ABSTRACT

Lyotard, like Arendt and Foucault, rejects a legislative role for the critic and finds his chief debt to Kant in Kant's writings on aesthetic and political judgement. Throughout his work, Lyotard is preoccupied by the problem of how to resist and disrupt dominating orders, both discursive and economic. From his early political writings on Algeria to his most recent work on art, time and language, Lyotard remains philosophically engaged in challenging and undermining the theoretical and practical status quo of late-twentiethcentury capitalism. However, this is not to say that Lyotard's work has not changed, both in the way it conceives of its target and in the ways in which it considers its dissident work to be possible. The most crucial shift in Lyotard's conception of his own critique and what it is criticizing came with his eventual abandonment of a Marxist framework for critique in the 1960s. 1 Following on from this, Lyotard can be seen first exploring the disruption of the discursive by the figural; then going on to examine the violence of libidinal intensity breaking through systemic order; then moving on again to the destruction of grand narrative; and most recently focusing on judgement and witness as displacing the ruling genres of discourse. 2 In all of these different incarnations, Lyotard is concerned with opposing what he frequently labels ‘terror’. What is terroristic is what is totalitarian in the sense that it eliminates not just dissidence but plurality—whether in theory or in practice.
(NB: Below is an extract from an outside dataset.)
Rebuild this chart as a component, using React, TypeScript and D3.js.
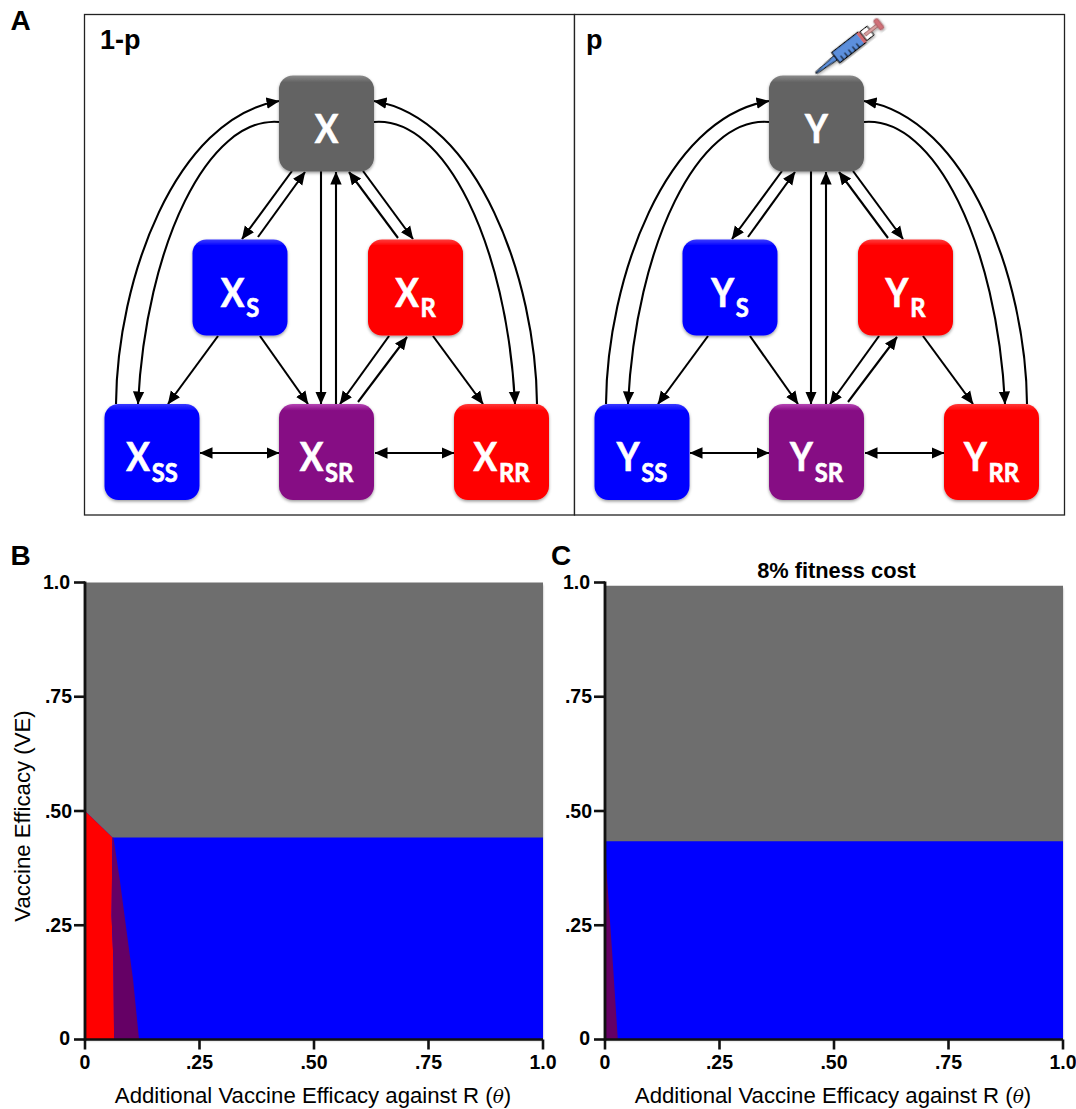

Lyotard is, therefore, very much alive to the key problem inherent in any critical philosophy. That is the danger that critique may itself come to usurp the authority of that which it criticizes, replacing one totality with another. In this chapter I will be focusing on the way that Lyotard's more recent work relates to the Kantian inheritance. It will be argued that both the pagan republican's rejection of grand narratives (see pp. 131–135) and the critical nightwatchman's readings of the signs of history (see pp. 135–140) return us once again to the paradoxes of the politics of critique and the ambivalences inherent in the position of the critical political philosopher.